Monday, May 07, 2012 at 18:49
Always check the polarity of everything you intend to connect, just good practice, assume nothing and you then are in control.
A Haigh power outlet isn't really good for a fridge for a long term connection and the system should be hard wired to provide a positive low voltage drop connection.
If the power outlet is a cig lighter type it will most likely vibrate loose and the connection will get hot and cause a high resistance which the fridge is not designed to experience. It won't do good for the fridge.

Ross M
AnswerID: 485226

Reply By: Jason S5 - Tuesday, May 08, 2012 at 17:39

Tuesday, May 08, 2012 at 17:39
Kind of sorry I posted this now .

I bought something , followed the manufacturers wiring suggestions, and it was faulty.

Thought I might warn a few who may go out and buy the same thing.
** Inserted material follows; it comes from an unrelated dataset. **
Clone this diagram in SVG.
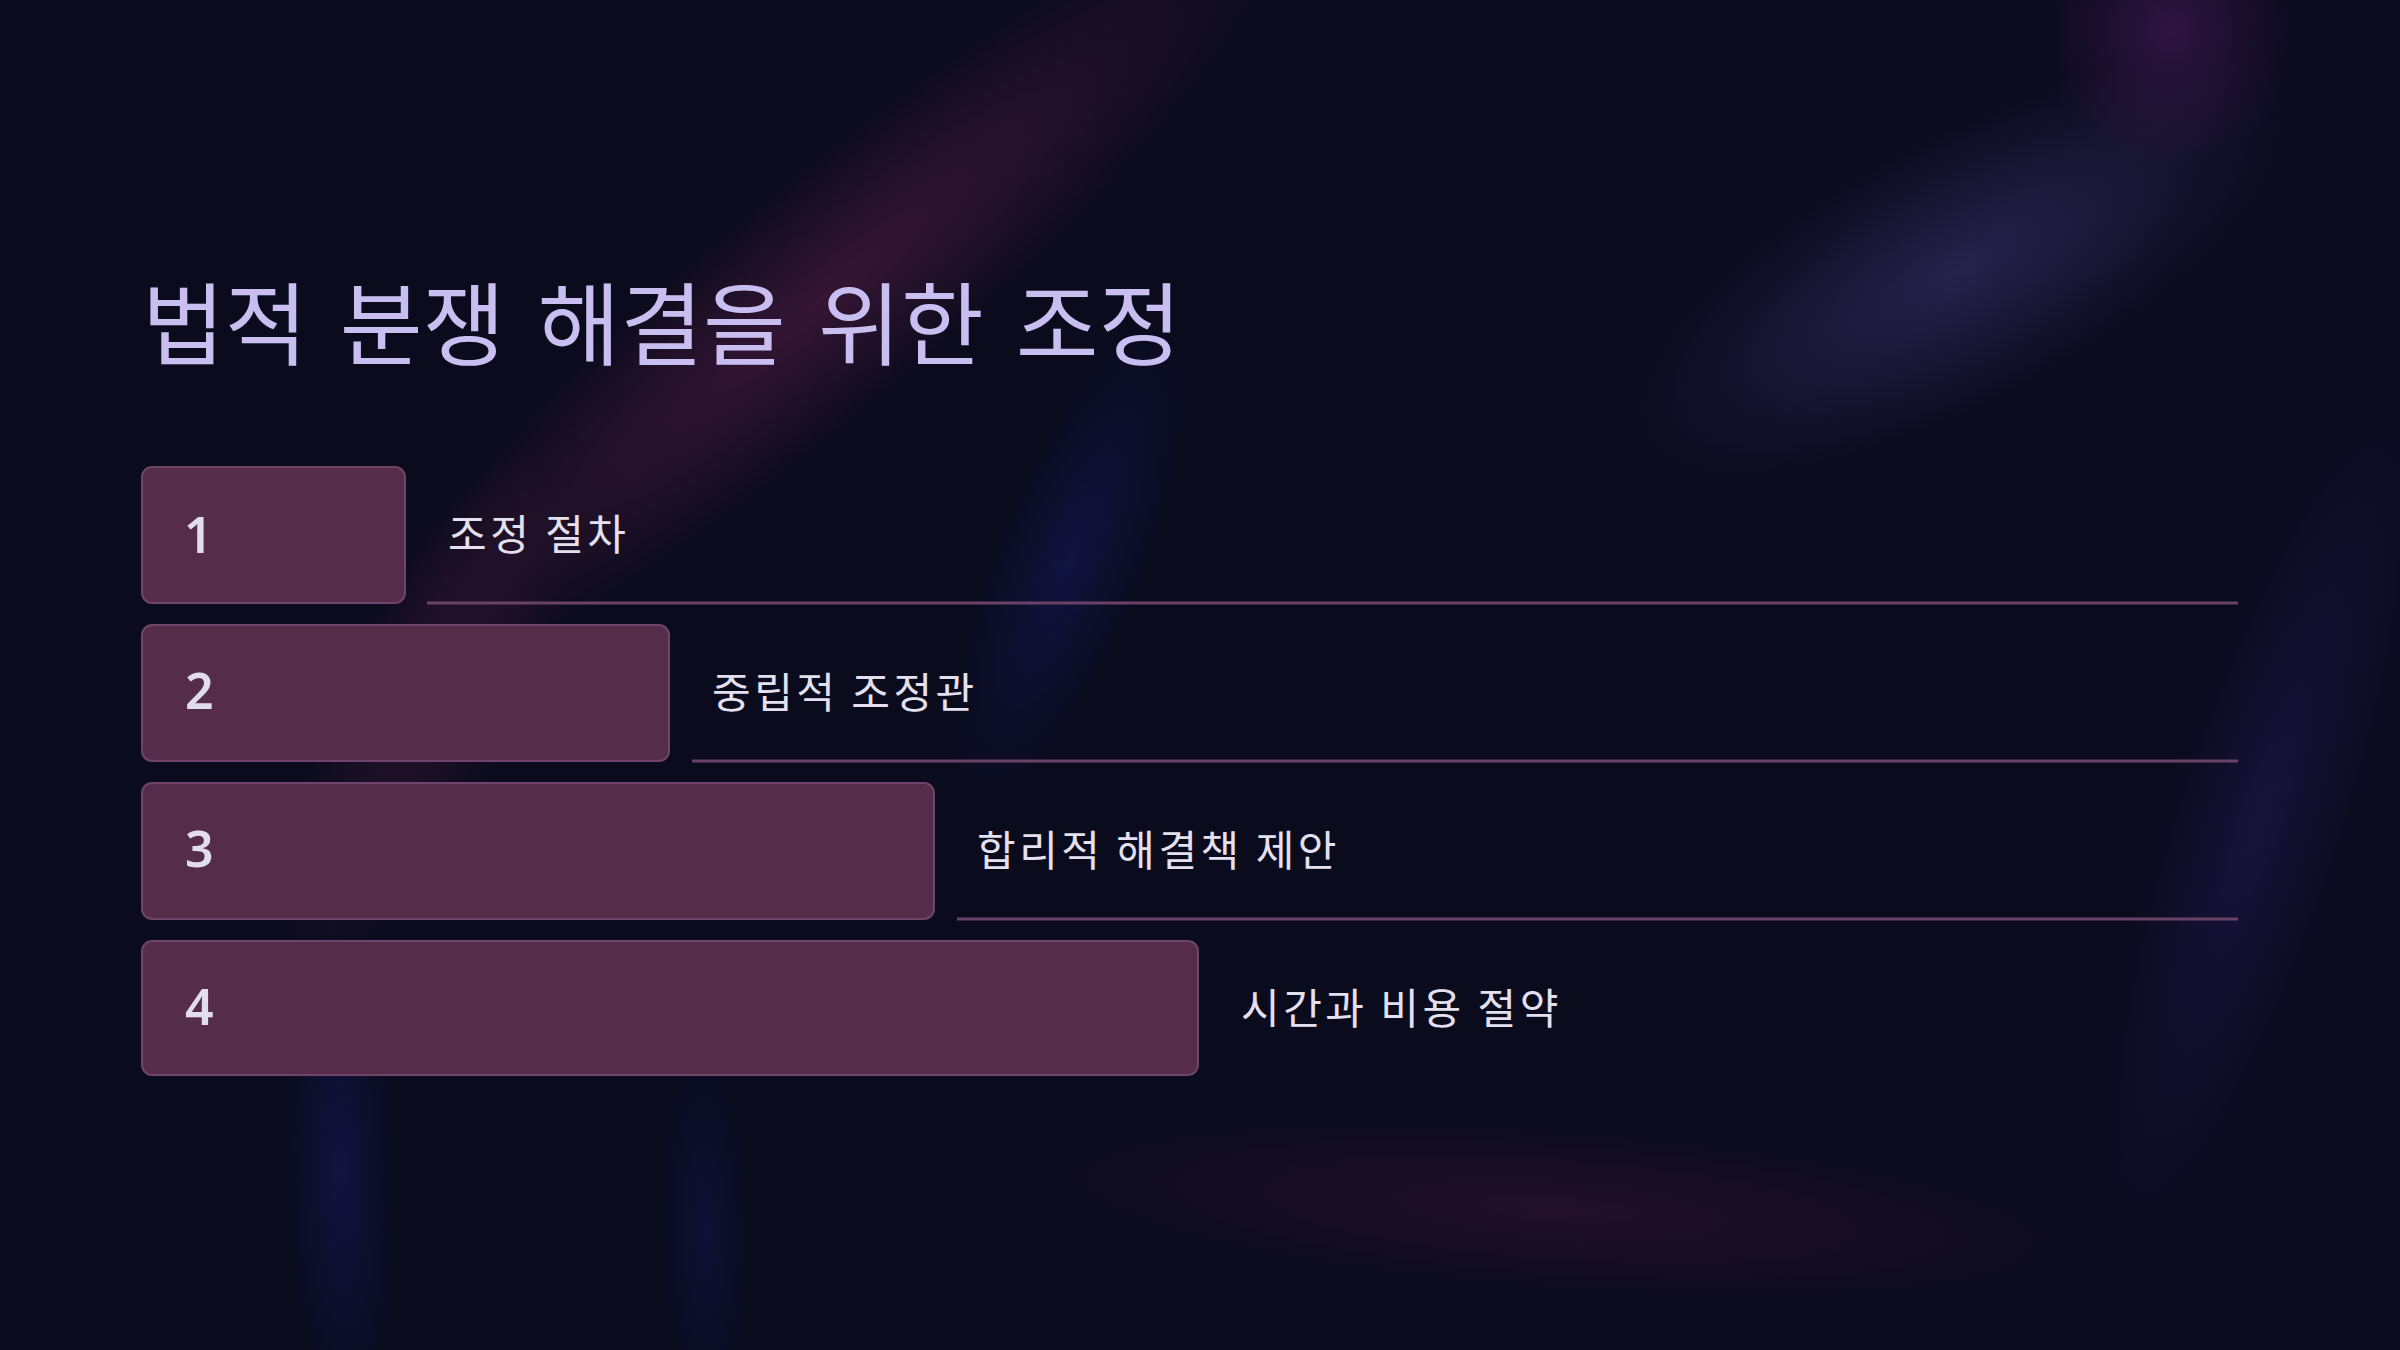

You guys go on and talk your cr+p , I'm out

AnswerID: 485297

Reply By: Member - Boobook - Tuesday, May 08, 2012 at 18:44

Tuesday, May 08, 2012 at 18:44
Under national laws introduced late last year you have a right to a refund or replacement, even if you don't have the original packaging IF you have a receipt and IF it was faulty or not fit for purpose.

Your claim is with the retailer, and not the manufacturer under this law.

It is an offence for them to calim that they don;t have to do that.

Contact your state based consumer affairs to help you.